LIMOGES - Cet hiver, l'Italien Rinaldo Nocentini, 31 ans, se demandait s'il aurait la chance de participer au moins une fois dans sa vie à un Tour de France. Aujourd'hui, il en porte le maillot jaune, avec de bonnes chances de le conserver encore quelques jours.

"C'est incroyable, au départ de l'étape ce matin, je n'ai pas pensé une seconde que je pourrais prendre le maillot", s'extasiait ce néophyte du Tour vendredi, au soir de sa prise de pouvoir à Arcalis avec six secondes d'avance sur Alberto Contador.

Pourtant, Nocentini a non seulement cueilli la tunique d'or, mais il l'a conservée par-delà deux difficiles étapes pyrénéennes.

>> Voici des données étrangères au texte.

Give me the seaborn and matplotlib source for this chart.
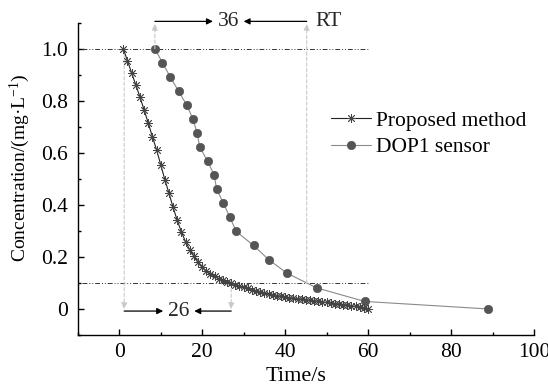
import numpy as np
import pandas as pd
import matplotlib
matplotlib.use("Agg")
import matplotlib.pyplot as plt
from matplotlib.ticker import MultipleLocator, FuncFormatter
import seaborn as sns

# ---------------- data ----------------
proposed_t = list(range(1, 61))
proposed_c = [1.000, 0.953, 0.907, 0.861, 0.815, 0.765, 0.715, 0.662, 0.612, 0.555,
              0.497, 0.445, 0.390, 0.340, 0.296, 0.258, 0.228, 0.203, 0.180, 0.160,
              0.146, 0.135, 0.125, 0.117, 0.110, 0.104, 0.099, 0.094, 0.089, 0.084,
              0.079, 0.074, 0.070, 0.066, 0.062, 0.058, 0.055, 0.051, 0.048, 0.045,
              0.043, 0.041, 0.039, 0.037, 0.035, 0.033, 0.031, 0.029, 0.027, 0.025,
              0.023, 0.021, 0.019, 0.017, 0.015, 0.012, 0.010, 0.007, 0.004, 0.001]
dop1_t = [8.6, 10.4, 12.3, 14.3, 16.3, 17.8, 18.8, 19.4, 21.3, 22.9,
          23.5, 25.1, 26.7, 28.2, 32.4, 36.0, 40.4, 47.6, 59.2, 89.0]
dop1_c = [1.000, 0.947, 0.892, 0.837, 0.783, 0.729, 0.675, 0.623, 0.568, 0.514,
          0.460, 0.407, 0.352, 0.298, 0.244, 0.190, 0.138, 0.081, 0.029, 0.000]

series_labels = ["Proposed method", "DOP1 sensor"]
x_label = "Time/s"
y_label = "Concentration/(mg·L$^{-1}$)"

# response-time annotations
rt_levels = [1.0, 0.1]
proposed_marks = [1.2, 27.0]   # 26 s
dop1_marks = [8.6, 45.2]       # 36 s
proposed_rt_text = "26"
dop1_rt_text = "36"
rt_label = "RT"

# ---------------- style ----------------
sns.set_theme(style="ticks")
plt.rcParams["font.family"] = ["Liberation Serif", "DejaVu Serif"]
plt.rcParams["mathtext.fontset"] = "custom"
plt.rcParams["mathtext.rm"] = "Liberation Serif"
plt.rcParams["mathtext.it"] = "Liberation Serif:italic"

FS = 15.5
fig = plt.figure(figsize=(5.48, 3.91), dpi=100)
ax = fig.add_axes([0.1418, 0.1432, 0.9745 - 0.1418, 0.942 - 0.1432])

df_p = pd.DataFrame({"t": proposed_t, "c": proposed_c})
df_d = pd.DataFrame({"t": dop1_t, "c": dop1_c})

sns.lineplot(data=df_p, x="t", y="c", ax=ax, color="#222222", linewidth=0.8,
             marker=(8, 2, 0), markersize=6.2, markeredgewidth=0.6,
             markeredgecolor="#444444", label=series_labels[0], zorder=4)
sns.lineplot(data=df_d, x="t", y="c", ax=ax, color="#8a8a8a", linewidth=0.8,
             marker="o", markersize=6, markerfacecolor="#555555",
             markeredgecolor="#555555", markeredgewidth=0.5,
             label=series_labels[1], zorder=3)

ax.set_xlim(-10, 100)
ax.set_ylim(-0.1, 1.1)
ax.xaxis.set_major_locator(MultipleLocator(20))
ax.xaxis.set_minor_locator(MultipleLocator(10))
ax.yaxis.set_major_locator(MultipleLocator(0.2))
ax.yaxis.set_minor_locator(MultipleLocator(0.1))
ax.set_yticks([0, 0.2, 0.4, 0.6, 0.8, 1.0])
ax.yaxis.set_major_formatter(FuncFormatter(lambda v, p: "0" if abs(v) < 1e-9 else f"{v:.1f}"))
ax.xaxis.set_major_formatter(FuncFormatter(lambda v, p: f"{v:.0f}"))

for s in ["top", "right"]:
    ax.spines[s].set_visible(False)
for s in ["left", "bottom"]:
    ax.spines[s].set_linewidth(1.0)
    ax.spines[s].set_color("black")

ax.tick_params(which="major", direction="in", length=4.3, width=1.0, colors="black",
               labelsize=FS, pad=6)
ax.tick_params(which="minor", direction="in", length=2.3, width=1.0, colors="black")
ax.tick_params(axis="y", which="major", pad=7)

ax.set_xlabel(x_label, fontsize=FS + 0.5, color="black")
ax.set_ylabel(y_label, fontsize=14, color="black")
ax.xaxis.set_label_coords(0.478, -0.102)
ax.yaxis.set_label_coords(-0.100, 0.535)

# horizontal dash-dot reference lines
for lv in rt_levels:
    ax.plot([-9, 60], [lv, lv], color="#333333", linewidth=0.7,
            dashes=(5, 2, 1, 2, 1, 2), zorder=2)

gray = "#c8c8c8"
top_y = 1.105
bot_y = -0.008
# DOP1 vertical lines (upward arrows)
ax.annotate("", xy=(dop1_marks[0], 1.095), xytext=(dop1_marks[0], 1.0),
            arrowprops=dict(arrowstyle="-|>", color=gray, lw=0.8, ls=(0, (3, 2)),
                            mutation_scale=9, shrinkA=0, shrinkB=0), annotation_clip=False)
ax.annotate("", xy=(dop1_marks[1], 1.095), xytext=(dop1_marks[1], 0.1),
            arrowprops=dict(arrowstyle="-|>", color=gray, lw=0.8, ls=(0, (3, 2)),
                            mutation_scale=9, shrinkA=0, shrinkB=0), annotation_clip=False)
# Proposed vertical lines (downward arrows)
ax.annotate("", xy=(proposed_marks[0], 0.0), xytext=(proposed_marks[0], 1.0),
            arrowprops=dict(arrowstyle="-|>", color=gray, lw=0.8, ls=(0, (3, 2)),
                            mutation_scale=9, shrinkA=0, shrinkB=0))
ax.annotate("", xy=(proposed_marks[1], 0.0), xytext=(proposed_marks[1], 0.1),
            arrowprops=dict(arrowstyle="-|>", color=gray, lw=0.8, ls=(0, (3, 2)),
                            mutation_scale=9, shrinkA=0, shrinkB=0))

# top black arrows + text
blk = dict(arrowstyle="-|>", color="black", lw=0.9, mutation_scale=9, shrinkA=0, shrinkB=0)
ax.annotate("", xy=(22.6, top_y), xytext=(dop1_marks[0], top_y), arrowprops=blk,
            annotation_clip=False)
ax.annotate("", xy=(30.0, top_y), xytext=(dop1_marks[1], top_y), arrowprops=blk,
            annotation_clip=False)
ax.text(26.3, top_y, dop1_rt_text, fontsize=FS, ha="center", va="center", clip_on=False)
ax.text(47.4, top_y, rt_label, fontsize=FS, ha="left", va="center", clip_on=False)

# bottom black arrows + text
ax.annotate("", xy=(10.6, bot_y), xytext=(proposed_marks[0], bot_y), arrowprops=blk)
ax.annotate("", xy=(18.1, bot_y), xytext=(proposed_marks[1], bot_y), arrowprops=blk)
ax.text(14.4, bot_y, proposed_rt_text, fontsize=FS, ha="center", va="center")

leg = ax.legend(loc="upper left", bbox_to_anchor=(0.556, 0.718), frameon=False,
                fontsize=FS, handlelength=1.85, handletextpad=0.2, labelspacing=0.3,
                borderaxespad=0, borderpad=0)
for t in leg.get_texts():
    t.set_color("black")

fig.savefig("out.png", dpi=100, facecolor="white")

Grimaçant dans les cols pour mieux sourire le soir à l'arrivée, sur le podium du protocole.

Jaune ou pas jaune, "Rinaldo porte le bonheur sur lui", dit joliment Vincent Lavenu, son manageur chez AG2R, qui décrit un homme "toujours gai, enthousiaste, très bon camarade".

Cette belle nature, sur un vélo, se transforme en honnête grimpeur, et en puncheur capable d'aller gagner une course à l'énergie, comme il l'avait fait souvent en début de carrière, en Italie. Lorsqu'il avait fait naître des espoirs qu'il n'a pas toujours confirmés.

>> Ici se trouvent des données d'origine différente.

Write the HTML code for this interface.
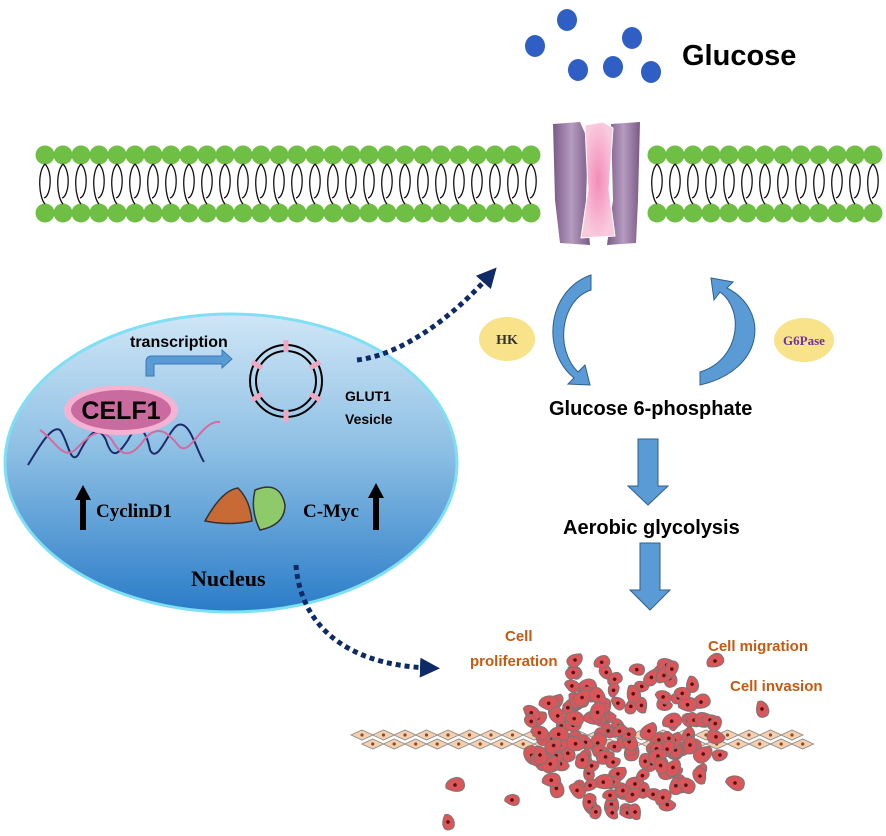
<!DOCTYPE html>
<html><head><meta charset="utf-8"><style>
html,body{margin:0;padding:0;background:#fff;width:886px;height:836px;overflow:hidden}
svg{display:block}
.s{font-family:"Liberation Sans",sans-serif}
.f{font-family:"Liberation Serif",serif}
</style></head><body>
<svg id="s" width="886" height="836" viewBox="0 0 886 836" xmlns="http://www.w3.org/2000/svg">
<defs>
<linearGradient id="nuc" x1="0" y1="0" x2="0" y2="1">
<stop offset="0" stop-color="#cfe6f6"/><stop offset="0.45" stop-color="#8ec0e4"/><stop offset="1" stop-color="#2a7cc8"/>
</linearGradient>
<linearGradient id="pur" x1="0" x2="1"><stop offset="0" stop-color="#7a5a86"/><stop offset="0.5" stop-color="#b69cc0"/><stop offset="1" stop-color="#7a5a86"/></linearGradient>
<radialGradient id="pink"><stop offset="0" stop-color="#f28cb8"/><stop offset="1" stop-color="#f9c9dc"/></radialGradient>
<marker id="ah" viewBox="0 0 10 10" refX="5" refY="5" markerWidth="4" markerHeight="4" orient="auto"><path d="M0,0L10,5L0,10z" fill="#0f2b66"/></marker>
</defs>
<g id="lip"></g>
<path d="M553,124 L580,122 L588,140 L586,200 L590,245 L560,243 L555,200 Z" fill="url(#pur)"/>
<path d="M611,124 L640,122 L638,200 L636,243 L607,245 L613,200 Z" fill="url(#pur)"/>
<path d="M585,125 L603,122 L613,128 L609,190 L615,236 L581,238 L588,190 Z" fill="url(#pink)" stroke="#fff" stroke-width="1"/>
<g fill="#2f5fc4">
<ellipse cx="567" cy="20" rx="10" ry="11"/><ellipse cx="535" cy="46" rx="10" ry="11"/><ellipse cx="632" cy="38" rx="10" ry="11"/>
<ellipse cx="578" cy="70" rx="10" ry="11"/><ellipse cx="613" cy="67" rx="10" ry="11"/><ellipse cx="651" cy="72" rx="10" ry="11"/>
</g>
<text class="s" x="682" y="65" font-size="29" font-weight="bold">Glucose</text>
<ellipse cx="231" cy="463" rx="226" ry="149" fill="url(#nuc)" stroke="#7fe0f5" stroke-width="3"/>
<text class="s" x="130" y="347" font-size="16" font-weight="bold">transcription</text>
<path d="M146,376 L146,362 Q146,356 152,356 L222,356 L222,350 L232,359 L222,368 L222,364 L154,364 L154,376 Z" fill="#5b9bd5" stroke="#3a78b5"/>
<circle cx="286" cy="381" r="36" fill="none" stroke="#000" stroke-width="2"/>
<circle cx="286" cy="381" r="30" fill="none" stroke="#000" stroke-width="2"/>
<g stroke="#f0a7c0" stroke-width="5">
<line x1="286" y1="340" x2="286" y2="352"/><line x1="286" y1="410" x2="286" y2="422"/>
<line x1="252" y1="362" x2="262" y2="368"/><line x1="310" y1="394" x2="320" y2="400"/>
<line x1="310" y1="368" x2="320" y2="362"/><line x1="252" y1="400" x2="262" y2="394"/>
</g>
<text class="s" x="345" y="401" font-size="14" font-weight="bold">GLUT1</text>
<text class="s" x="345" y="424" font-size="14" font-weight="bold">Vesicle</text>
<path d="M28,465 C40,445 52,425 60,430 C68,440 70,465 78,455 C86,440 96,420 106,440 C112,460 118,455 128,440 C138,420 146,430 150,450 C158,465 168,430 178,425 C190,420 196,450 204,462" fill="none" stroke="#1e2a6a" stroke-width="2"/>
<path d="M40,430 C55,440 62,460 75,450 C90,435 100,425 112,440 C120,455 130,460 144,440 C156,425 166,430 178,445 C190,460 200,420 220,422" fill="none" stroke="#d46aa0" stroke-width="2"/>
<ellipse cx="121" cy="410" rx="57" ry="25" fill="#f5b3d4"/>
<ellipse cx="121" cy="410" rx="50" ry="20" fill="#c96b9e"/>
<text class="s" x="121" y="419" font-size="25" font-weight="bold" text-anchor="middle">CELF1</text>
<path d="M80,530 L80,500 L75,500 L83,485 L91,500 L86,500 L86,530 Z" fill="#000"/>
<text class="f" x="96" y="517" font-size="19" font-weight="bold">CyclinD1</text>
<path d="M205,521 Q222,490 238,488 Q250,500 252,521 Q230,526 205,521 Z" fill="#c86a35" stroke="#333" stroke-width="1.5"/>
<path d="M255,490 Q280,480 285,505 Q285,525 260,530 Q250,510 255,490 Z" fill="#8ec96a" stroke="#333" stroke-width="1.5"/>
<text class="f" x="303" y="517" font-size="19" font-weight="bold">C-Myc</text>
<path d="M373,530 L373,498 L368,498 L376,483 L384,498 L379,498 L379,530 Z" fill="#000"/>
<text class="f" x="191" y="586" font-size="22" font-weight="bold">Nucleus</text>
<path d="M357,360 C400,355 450,320 490,275" fill="none" stroke="#0f2b66" stroke-width="5" stroke-dasharray="5,4" marker-end="url(#ah)"/>
<path d="M296,565 C300,620 340,665 430,668" fill="none" stroke="#0f2b66" stroke-width="5" stroke-dasharray="5,4" marker-end="url(#ah)"/>
<ellipse cx="507" cy="339" rx="28" ry="22" fill="#f8e38a"/>
<text class="f" x="507" y="344" font-size="14" font-weight="bold" text-anchor="middle" fill="#333">HK</text>
<ellipse cx="804" cy="340" rx="30" ry="22" fill="#f8e38a"/>
<text class="f" x="804" y="345" font-size="13" font-weight="bold" text-anchor="middle" fill="#7030a0">G6Pase</text>
<path d="M591,275 L591,290 C560,300 555,350 578,372 L585,365 L590,385 L568,384 L574,378 C540,350 548,290 591,275 Z" fill="#5b9bd5" stroke="#2e5f8e"/>
<path d="M700,385 L700,372 C740,360 745,310 720,292 L714,300 L711,278 L733,282 L727,288 C770,310 765,370 700,385 Z" fill="#5b9bd5" stroke="#2e5f8e"/>
<text class="s" x="549" y="415" font-size="20" font-weight="bold">Glucose 6-phosphate</text>
<path d="M638,439 L658,439 L658,486 L668,486 L648,505 L628,486 L638,486 Z" fill="#5b9bd5" stroke="#2e5f8e"/>
<text class="s" x="563" y="534" font-size="20" font-weight="bold">Aerobic glycolysis</text>
<path d="M640,543 L660,543 L660,590 L670,590 L650,610 L630,590 L640,590 Z" fill="#5b9bd5" stroke="#2e5f8e"/>
<g class="s" fill="#c55a11" font-size="15" font-weight="bold">
<text x="505" y="641">Cell</text><text x="470" y="666">proliferation</text>
<text x="708" y="651">Cell migration</text><text x="730" y="691">Cell invasion</text>
</g>
<g id="lat"></g>
<g id="cells"></g>
</svg>
<script>
var NS="http://www.w3.org/2000/svg";
function el(p,t,a){var e=document.createElementNS(NS,t);for(var k in a)e.setAttribute(k,a[k]);p.appendChild(e);return e;}
var lip=document.getElementById('lip');
for(var x=45;x<880;x+=18){
 if(x>545&&x<648)continue;
 el(lip,'circle',{cx:x,cy:155,r:9.5,fill:'#6fbf44'});
 el(lip,'circle',{cx:x,cy:213,r:9.5,fill:'#6fbf44'});
 el(lip,'path',{d:'M'+(x)+',164 C'+(x-8)+',172 '+(x-6)+',198 '+x+',204 M'+x+',164 C'+(x+8)+',172 '+(x+6)+',196 '+(x-1)+',198',fill:'none',stroke:'#111','stroke-width':1.3});
}
var lat=document.getElementById('lat');
for(var i=0;i<21;i++){
 var cx=362+i*21.5;
 [735,744].forEach(function(cy,j){var xx=cx+(j?10.7:0);
 el(lat,'path',{d:'M'+(xx-11)+','+cy+' L'+xx+','+(cy-5)+' L'+(xx+11)+','+cy+' L'+xx+','+(cy+5)+'Z',fill:'#f6cfae',stroke:'#888','stroke-width':0.8});
 el(lat,'circle',{cx:xx,cy:cy,r:1.6,fill:'#8a4a2a'});});
}
var cells=document.getElementById('cells');
var seed=7;function r(){seed=(seed*9301+49297)%233280;return seed/233280;}
function cell(x,y){var s=7+r()*3;var a=r()*360;
 var g=el(cells,'g',{transform:'translate('+x+','+y+') rotate('+a+')'});
 el(g,'path',{d:'M0,'+(-s)+' C'+s+','+(-s)+' '+s+','+s+' 0,'+s+' C'+(-s)+','+s+' '+(-s*1.1)+',0 0,'+(-s)+'Z',fill:'#d9575a',stroke:'#777','stroke-width':1});
 el(g,'circle',{cx:0,cy:0,r:1.8,fill:'#5a1010'});}
for(var i=0;i<160;i++){
 var ang=r()*6.283,rad=Math.sqrt(r());
 var x=622+Math.cos(ang)*rad*95, y=735+Math.sin(ang)*rad*80;
 cell(x,y);
}
[[575,660],[715,661],[762,709],[720,755],[700,776],[735,783],[455,785],[512,800],[448,822],[690,745],[540,755]].forEach(function(p){cell(p[0],p[1]);});
</script>
</body></html>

Car Nocentini, depuis dix ans, fut surtout un coureur de devoir, un "gregario", comme disent les Italiens. "C'est vrai, j'ai eu une carrière discrète après quelques victoires, parce que je suis passé assez vite dans des équipes italiennes où il y avait de grands leaders. J'ai beaucoup travaillé pour eux et j'ai délaissé un peu mes ambitions personnelles", explique-t-il à ceux qui lui demandent pourquoi il n'a pas explosé au plus haut niveau, malgré des qualités indéniables qui lui ont permis, notamment, de terminer deuxième de Paris-Nice en 2008.

Lavenu, qui l'a recruté début 2007, n'a jamais regretté son choix: "On l'a rapidement adopté, il parle à peu près français et il s'est imposé naturellement chez nous comme un maillon essentiel de l'équipe", dit le manager sportif.

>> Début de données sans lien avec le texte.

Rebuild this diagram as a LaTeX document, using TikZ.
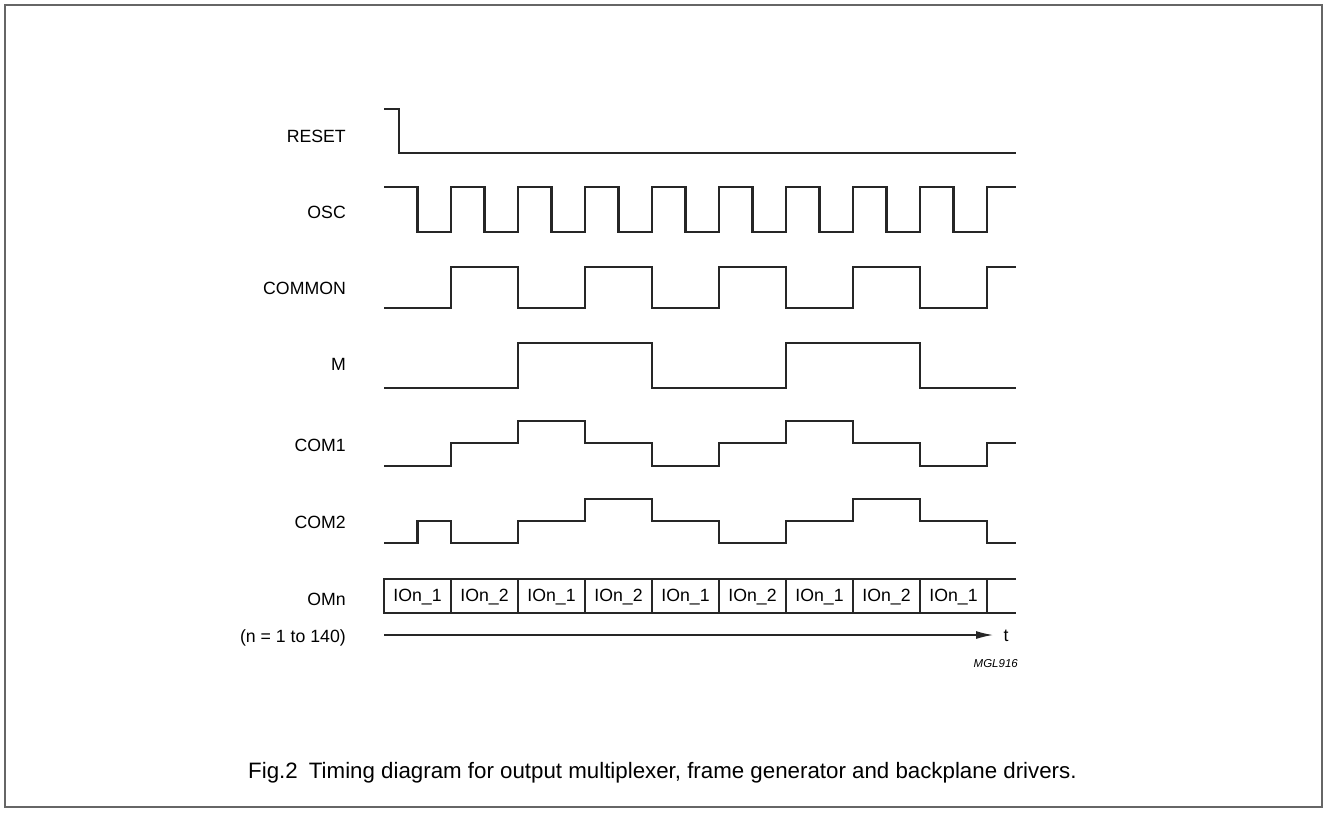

En venant chez AG2R, Nocentini avait un rêve: faire le Tour de France. Il a dû patienter deux ans. "Mes deux premières années chez AG2R, on m'a demandé de faire le Giro et la Vuelta. Moi, j'ai toujours réclamé de faire le Tour, et cette année les directeurs sportifs m'ont dit oui", explique-t-il, radieux.

A l'âge où certains regardent déjà l'horizon de la retraite, Nocentini va-t-il éclore une deuxième fois? "Attention, c'est le genre de coureur qui peut se révéler sur le Tour. Sans jouer les premières places, il peut faire un très bon classement, et ça peut être un déclic", dit de lui Alfredo Martini, ex-sélectionneur de l'équipe d'Italie, qui a vu défiler toutes les générations de champions italiens depuis l'après-guerre.

"Pour l'instant, ce n'est pas un coureur de grand tour", modère Lavenu, qui admet que Nocentini "peut imploser dans la deuxième partie de la course".